● **EXERCISE**
Copy out all the data, word for word.

□ □ □ □

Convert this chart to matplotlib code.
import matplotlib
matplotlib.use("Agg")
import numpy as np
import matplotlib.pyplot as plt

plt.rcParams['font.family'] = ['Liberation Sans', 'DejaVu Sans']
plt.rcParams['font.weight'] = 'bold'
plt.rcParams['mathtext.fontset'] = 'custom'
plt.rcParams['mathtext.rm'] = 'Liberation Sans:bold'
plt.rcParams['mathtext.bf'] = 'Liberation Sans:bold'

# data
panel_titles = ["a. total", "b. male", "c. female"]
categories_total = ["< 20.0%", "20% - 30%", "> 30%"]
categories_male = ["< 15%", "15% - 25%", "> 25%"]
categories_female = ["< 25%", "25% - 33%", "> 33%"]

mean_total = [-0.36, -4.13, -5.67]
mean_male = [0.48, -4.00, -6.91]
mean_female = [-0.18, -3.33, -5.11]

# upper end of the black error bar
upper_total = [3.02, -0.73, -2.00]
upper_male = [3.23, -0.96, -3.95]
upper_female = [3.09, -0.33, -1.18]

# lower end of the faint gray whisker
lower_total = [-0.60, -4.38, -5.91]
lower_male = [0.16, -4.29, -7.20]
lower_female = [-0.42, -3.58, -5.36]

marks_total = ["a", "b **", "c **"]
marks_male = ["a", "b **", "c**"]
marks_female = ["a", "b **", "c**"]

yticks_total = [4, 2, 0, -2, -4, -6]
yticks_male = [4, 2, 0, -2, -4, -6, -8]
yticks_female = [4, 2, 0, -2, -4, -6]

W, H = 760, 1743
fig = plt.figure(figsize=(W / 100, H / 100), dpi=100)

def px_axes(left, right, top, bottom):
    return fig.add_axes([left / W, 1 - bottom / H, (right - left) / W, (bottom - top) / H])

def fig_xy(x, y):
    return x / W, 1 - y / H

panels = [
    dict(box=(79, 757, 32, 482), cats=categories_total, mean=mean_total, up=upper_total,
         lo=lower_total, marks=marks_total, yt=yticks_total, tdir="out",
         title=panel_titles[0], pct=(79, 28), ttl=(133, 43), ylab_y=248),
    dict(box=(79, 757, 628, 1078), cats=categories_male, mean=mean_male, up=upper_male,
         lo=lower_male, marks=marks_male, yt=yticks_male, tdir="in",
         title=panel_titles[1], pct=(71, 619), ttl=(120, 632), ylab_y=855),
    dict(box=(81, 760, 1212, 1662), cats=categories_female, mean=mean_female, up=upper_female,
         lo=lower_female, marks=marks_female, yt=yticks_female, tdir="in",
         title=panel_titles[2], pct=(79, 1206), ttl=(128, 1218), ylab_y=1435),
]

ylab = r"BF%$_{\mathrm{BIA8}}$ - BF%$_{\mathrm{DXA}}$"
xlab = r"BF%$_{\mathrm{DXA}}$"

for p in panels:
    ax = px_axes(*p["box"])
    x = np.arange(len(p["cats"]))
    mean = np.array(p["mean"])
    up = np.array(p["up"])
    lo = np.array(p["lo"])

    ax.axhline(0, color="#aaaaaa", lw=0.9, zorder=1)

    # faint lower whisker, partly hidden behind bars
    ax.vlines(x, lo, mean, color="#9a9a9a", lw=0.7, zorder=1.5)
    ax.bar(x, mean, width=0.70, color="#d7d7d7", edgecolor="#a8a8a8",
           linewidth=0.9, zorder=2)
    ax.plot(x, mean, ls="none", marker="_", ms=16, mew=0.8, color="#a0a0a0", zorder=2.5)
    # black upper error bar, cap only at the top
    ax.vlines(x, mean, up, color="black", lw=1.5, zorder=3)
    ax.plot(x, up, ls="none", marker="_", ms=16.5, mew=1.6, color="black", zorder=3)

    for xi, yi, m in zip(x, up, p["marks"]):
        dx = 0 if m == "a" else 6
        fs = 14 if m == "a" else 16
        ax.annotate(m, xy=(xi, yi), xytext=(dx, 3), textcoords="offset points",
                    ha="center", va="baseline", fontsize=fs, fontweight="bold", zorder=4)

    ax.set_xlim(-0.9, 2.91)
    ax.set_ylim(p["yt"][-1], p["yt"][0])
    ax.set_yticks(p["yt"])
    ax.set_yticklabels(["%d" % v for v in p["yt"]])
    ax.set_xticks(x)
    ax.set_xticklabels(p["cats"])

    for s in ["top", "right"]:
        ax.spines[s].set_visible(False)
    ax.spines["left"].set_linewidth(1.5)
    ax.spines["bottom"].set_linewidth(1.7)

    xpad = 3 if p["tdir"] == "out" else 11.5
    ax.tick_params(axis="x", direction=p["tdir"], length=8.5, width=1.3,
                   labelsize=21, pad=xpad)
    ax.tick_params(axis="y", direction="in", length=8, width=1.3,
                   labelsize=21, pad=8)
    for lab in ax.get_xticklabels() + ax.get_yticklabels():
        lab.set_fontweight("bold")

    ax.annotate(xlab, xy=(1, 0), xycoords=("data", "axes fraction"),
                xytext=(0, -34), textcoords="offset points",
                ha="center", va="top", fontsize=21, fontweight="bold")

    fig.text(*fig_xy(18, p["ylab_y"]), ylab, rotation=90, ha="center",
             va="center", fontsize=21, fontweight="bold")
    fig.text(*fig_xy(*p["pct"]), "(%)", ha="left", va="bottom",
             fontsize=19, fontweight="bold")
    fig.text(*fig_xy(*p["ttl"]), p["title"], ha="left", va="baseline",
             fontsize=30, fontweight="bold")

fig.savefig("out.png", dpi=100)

□ □ □ □

● **OUTPUT**
Convert this chart to matplotlib code.
import matplotlib
matplotlib.use("Agg")
import numpy as np
import matplotlib.pyplot as plt

plt.rcParams['font.family'] = ['Liberation Sans', 'DejaVu Sans']
plt.rcParams['font.weight'] = 'bold'
plt.rcParams['mathtext.fontset'] = 'custom'
plt.rcParams['mathtext.rm'] = 'Liberation Sans:bold'
plt.rcParams['mathtext.bf'] = 'Liberation Sans:bold'

# data
panel_titles = ["a. total", "b. male", "c. female"]
categories_total = ["< 20.0%", "20% - 30%", "> 30%"]
categories_male = ["< 15%", "15% - 25%", "> 25%"]
categories_female = ["< 25%", "25% - 33%", "> 33%"]

mean_total = [-0.36, -4.13, -5.67]
mean_male = [0.48, -4.00, -6.91]
mean_female = [-0.18, -3.33, -5.11]

# upper end of the black error bar
upper_total = [3.02, -0.73, -2.00]
upper_male = [3.23, -0.96, -3.95]
upper_female = [3.09, -0.33, -1.18]

# lower end of the faint gray whisker
lower_total = [-0.60, -4.38, -5.91]
lower_male = [0.16, -4.29, -7.20]
lower_female = [-0.42, -3.58, -5.36]

marks_total = ["a", "b **", "c **"]
marks_male = ["a", "b **", "c**"]
marks_female = ["a", "b **", "c**"]

yticks_total = [4, 2, 0, -2, -4, -6]
yticks_male = [4, 2, 0, -2, -4, -6, -8]
yticks_female = [4, 2, 0, -2, -4, -6]

W, H = 760, 1743
fig = plt.figure(figsize=(W / 100, H / 100), dpi=100)

def px_axes(left, right, top, bottom):
    return fig.add_axes([left / W, 1 - bottom / H, (right - left) / W, (bottom - top) / H])

def fig_xy(x, y):
    return x / W, 1 - y / H

panels = [
    dict(box=(79, 757, 32, 482), cats=categories_total, mean=mean_total, up=upper_total,
         lo=lower_total, marks=marks_total, yt=yticks_total, tdir="out",
         title=panel_titles[0], pct=(79, 28), ttl=(133, 43), ylab_y=248),
    dict(box=(79, 757, 628, 1078), cats=categories_male, mean=mean_male, up=upper_male,
         lo=lower_male, marks=marks_male, yt=yticks_male, tdir="in",
         title=panel_titles[1], pct=(71, 619), ttl=(120, 632), ylab_y=855),
    dict(box=(81, 760, 1212, 1662), cats=categories_female, mean=mean_female, up=upper_female,
         lo=lower_female, marks=marks_female, yt=yticks_female, tdir="in",
         title=panel_titles[2], pct=(79, 1206), ttl=(128, 1218), ylab_y=1435),
]

ylab = r"BF%$_{\mathrm{BIA8}}$ - BF%$_{\mathrm{DXA}}$"
xlab = r"BF%$_{\mathrm{DXA}}$"

for p in panels:
    ax = px_axes(*p["box"])
    x = np.arange(len(p["cats"]))
    mean = np.array(p["mean"])
    up = np.array(p["up"])
    lo = np.array(p["lo"])

    ax.axhline(0, color="#aaaaaa", lw=0.9, zorder=1)

    # faint lower whisker, partly hidden behind bars
    ax.vlines(x, lo, mean, color="#9a9a9a", lw=0.7, zorder=1.5)
    ax.bar(x, mean, width=0.70, color="#d7d7d7", edgecolor="#a8a8a8",
           linewidth=0.9, zorder=2)
    ax.plot(x, mean, ls="none", marker="_", ms=16, mew=0.8, color="#a0a0a0", zorder=2.5)
    # black upper error bar, cap only at the top
    ax.vlines(x, mean, up, color="black", lw=1.5, zorder=3)
    ax.plot(x, up, ls="none", marker="_", ms=16.5, mew=1.6, color="black", zorder=3)

    for xi, yi, m in zip(x, up, p["marks"]):
        dx = 0 if m == "a" else 6
        fs = 14 if m == "a" else 16
        ax.annotate(m, xy=(xi, yi), xytext=(dx, 3), textcoords="offset points",
                    ha="center", va="baseline", fontsize=fs, fontweight="bold", zorder=4)

    ax.set_xlim(-0.9, 2.91)
    ax.set_ylim(p["yt"][-1], p["yt"][0])
    ax.set_yticks(p["yt"])
    ax.set_yticklabels(["%d" % v for v in p["yt"]])
    ax.set_xticks(x)
    ax.set_xticklabels(p["cats"])

    for s in ["top", "right"]:
        ax.spines[s].set_visible(False)
    ax.spines["left"].set_linewidth(1.5)
    ax.spines["bottom"].set_linewidth(1.7)

    xpad = 3 if p["tdir"] == "out" else 11.5
    ax.tick_params(axis="x", direction=p["tdir"], length=8.5, width=1.3,
                   labelsize=21, pad=xpad)
    ax.tick_params(axis="y", direction="in", length=8, width=1.3,
                   labelsize=21, pad=8)
    for lab in ax.get_xticklabels() + ax.get_yticklabels():
        lab.set_fontweight("bold")

    ax.annotate(xlab, xy=(1, 0), xycoords=("data", "axes fraction"),
                xytext=(0, -34), textcoords="offset points",
                ha="center", va="top", fontsize=21, fontweight="bold")

    fig.text(*fig_xy(18, p["ylab_y"]), ylab, rotation=90, ha="center",
             va="center", fontsize=21, fontweight="bold")
    fig.text(*fig_xy(*p["pct"]), "(%)", ha="left", va="bottom",
             fontsize=19, fontweight="bold")
    fig.text(*fig_xy(*p["ttl"]), p["title"], ha="left", va="baseline",
             fontsize=30, fontweight="bold")

fig.savefig("out.png", dpi=100)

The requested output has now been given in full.